In the immediate aftermath of Foster’s board welcoming SABMiller’s increased bid offer, the usual sourpuss with an axe to grind came out of hiding and commented that the reason Foster’s was taken over and could not stay independent is the inevitable result of a company that simply lost its way. First, they say there was the hubris of John Elliott who led Foster’s on its ill-fated international takeover course in the 1980s, then Ted Kunkel’s costly bet on wine, and finally Trevor O’Hoy’s controversial multi-beverage distribution model.
What these know-alls tend to forget (or ignore) is: Foster’s never had a real chance of staying independent forever. Foster’s has been a listed company and not privately-owned. Its ultimate fate depended on shareholders, not on the designs of a single owner. As BRAUWELT International argued last year (“Last drinks for Foster’s”, BWI 6 2010): “To us, Foster’s has always shown great staying power, resilience, derring-do. While brewers of similar size and scale were bought up in the great game called Mergers & Acquisitions, Foster’s proved very shrewd at staying one step ahead of its predators.
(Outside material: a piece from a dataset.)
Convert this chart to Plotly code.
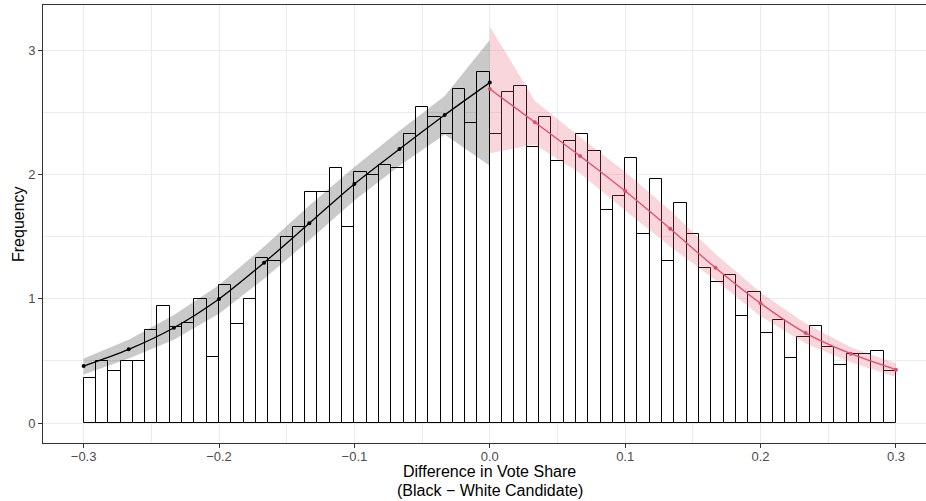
import numpy as np
import plotly.graph_objects as go

# ---------------- data ----------------
bin_start = -0.3
bin_end = 0.3
n_bins = 66

bar_heights = [
    0.36, 0.50, 0.416, 0.50, 0.50, 0.748, 0.941, 0.775, 0.802, 0.998, 0.528,
    1.107, 0.80, 0.998, 1.330, 1.303, 1.494, 1.579, 1.856, 1.856, 2.049, 1.577,
    2.022, 1.993, 2.076, 2.049, 2.325, 2.545, 2.464, 2.325, 2.685, 2.411, 2.824,
    2.325, 2.660, 2.714, 2.218, 2.464, 2.105, 2.271, 2.325, 2.186, 1.716, 1.826,
    2.132, 1.523, 1.966, 1.303, 1.773, 1.523, 1.247, 1.134, 1.191, 0.861, 1.051,
    0.721, 0.831, 0.525, 0.692, 0.778, 0.609, 0.469, 0.553, 0.553, 0.582, 0.416,
]

left_x = [-0.3, -0.2667, -0.2333, -0.2, -0.1667, -0.1333, -0.1, -0.0667, -0.0333, 0.0]
left_fit = [0.459, 0.593, 0.767, 0.998, 1.29, 1.607, 1.923, 2.204, 2.478, 2.738]
left_lo = [0.39, 0.52, 0.67, 0.88, 1.16, 1.47, 1.79, 2.07, 2.32, 2.07]
left_hi = [0.52, 0.67, 0.87, 1.11, 1.42, 1.75, 2.06, 2.35, 2.63, 3.08]

right_x = [0.0, 0.0333, 0.0667, 0.1, 0.1333, 0.1667, 0.2, 0.2333, 0.2667, 0.3]
right_fit = [2.687, 2.419, 2.148, 1.866, 1.563, 1.249, 0.963, 0.724, 0.558, 0.43]
right_lo = [2.17, 2.24, 2.01, 1.71, 1.42, 1.15, 0.86, 0.64, 0.49, 0.37]
right_hi = [3.19, 2.59, 2.30, 2.02, 1.71, 1.36, 1.05, 0.80, 0.61, 0.48]

x_tick_vals = [-0.3, -0.2, -0.1, 0.0, 0.1, 0.2, 0.3]
x_tick_text = ["\u22120.3", "\u22120.2", "\u22120.1", "0.0", "0.1", "0.2", "0.3"]
y_tick_vals = [0, 1, 2, 3]
y_tick_text = ["0", "1", "2", "3"]

x_title_lines = ["Difference in Vote Share", "(Black \u2212 White Candidate)"]
y_title = "Frequency"

# ---------------- figure ----------------
edges = np.linspace(bin_start, bin_end, n_bins + 1)
centers = (edges[:-1] + edges[1:]) / 2
bw = (bin_end - bin_start) / n_bins

FONT = "Liberation Sans, Arial, Helvetica, sans-serif"
RED = "#E64A6B"

fig = go.Figure()

fig.add_trace(go.Bar(
    x=centers, y=bar_heights, width=bw,
    marker=dict(color="white", line=dict(color="black", width=1)),
    showlegend=False, hoverinfo="skip",
))

# ribbons
fig.add_trace(go.Scatter(
    x=left_x + left_x[::-1], y=left_hi + left_lo[::-1],
    fill="toself", fillcolor="rgba(0,0,0,0.21)", line=dict(width=0),
    mode="lines", showlegend=False, hoverinfo="skip",
))
fig.add_trace(go.Scatter(
    x=right_x + right_x[::-1], y=right_hi + right_lo[::-1],
    fill="toself", fillcolor="rgba(230,80,110,0.24)", line=dict(width=0),
    mode="lines", showlegend=False, hoverinfo="skip",
))

# fitted lines
fig.add_trace(go.Scatter(
    x=left_x, y=left_fit, mode="lines+markers",
    line=dict(color="black", width=1.3, shape="spline", smoothing=0.8),
    marker=dict(color="black", size=4),
    showlegend=False,
))
fig.add_trace(go.Scatter(
    x=right_x, y=right_fit, mode="lines+markers",
    line=dict(color=RED, width=1.3, shape="spline", smoothing=0.8),
    marker=dict(color=RED, size=4),
    showlegend=False,
))

fig.update_layout(
    width=926, height=501,
    margin=dict(l=43, r=0, t=5, b=58),
    paper_bgcolor="white", plot_bgcolor="white",
    font=dict(family=FONT, color="black"),
    bargap=0,
    xaxis=dict(
        range=[-0.33, 0.3222],
        tickvals=x_tick_vals, ticktext=x_tick_text,
        showgrid=True, gridcolor="#EBEBEB", gridwidth=1,
        minor=dict(showgrid=True, gridcolor="#EBEBEB", gridwidth=0.5, dtick=0.05, tick0=-0.3),
        zeroline=False,
        showline=True, linecolor="#333333", linewidth=1, mirror=True,
        ticks="outside", ticklen=4, tickcolor="#333333", tickwidth=1,
        ticklabelstandoff=-3,
        tickfont=dict(size=13, color="#4D4D4D", family=FONT),
    ),
    yaxis=dict(
        range=[-0.16, 3.362],
        tickvals=y_tick_vals, ticktext=y_tick_text,
        showgrid=True, gridcolor="#EBEBEB", gridwidth=1,
        minor=dict(showgrid=True, gridcolor="#EBEBEB", gridwidth=0.5, dtick=0.5, tick0=0),
        zeroline=False,
        showline=True, linecolor="#333333", linewidth=1, mirror=False,
        ticks="outside", ticklen=4, tickcolor="#333333", tickwidth=1,
        tickfont=dict(size=13, color="#4D4D4D", family=FONT),
    ),
    annotations=[
        dict(text=x_title_lines[0],
             x=0.0, xref="x", y=0, yref="paper", yanchor="middle", xanchor="center",
             yshift=-28, showarrow=False, font=dict(size=16, color="black", family=FONT)),
        dict(text=x_title_lines[1],
             x=0.0, xref="x", y=0, yref="paper", yanchor="middle", xanchor="center",
             yshift=-47, showarrow=False, font=dict(size=16, color="black", family=FONT)),
        dict(text=y_title, textangle=-90,
             x=0, xref="paper", y=0.5, yref="paper", xanchor="center", yanchor="middle",
             xshift=-25, showarrow=False, font=dict(size=16, color="black", family=FONT)),
    ],
)

fig.write_html(
    "out.html",
    config={"displayModeBar": False},
    post_script="document.body.style.margin='0';document.body.style.padding='0';",
)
As Allied Domecq, Scottish & Newcastle, Anheuser-Busch, to name but three, fell prey to takeovers, Foster’s managed to remain independent. We think that’s no small achievement for a stock-market listed, medium-sized company that has never enjoyed the benevolent backing of a major shareholder or a family.”
“Foster’s story shows what a cruel, unkind and dangerous playing field the financial markets are. Without memory or gratitude. Who cares or even remembers that a decade ago Foster’s was the markets’ darling? Feted, courted, written up. Once they stopped ‘delivering’, it was thumbs down. ‘Go split up and sell out’, that’s what they have been told. End of story. The dogs bark but the caravan moves on.”
One year on, we see no reason to amend our opinion. As a listed company your fate is: eat or get eaten. That’s how it is.
So farewell to Foster’s.
Analysts have already complained that with the Foster’s takeover SABMiller is reducing its exposure to high-growth emerging markets. That may be the case. But securing a safe profit stream from a lucrative market like Australia should not be frowned upon either especially in times of world-wide economic uncertainties.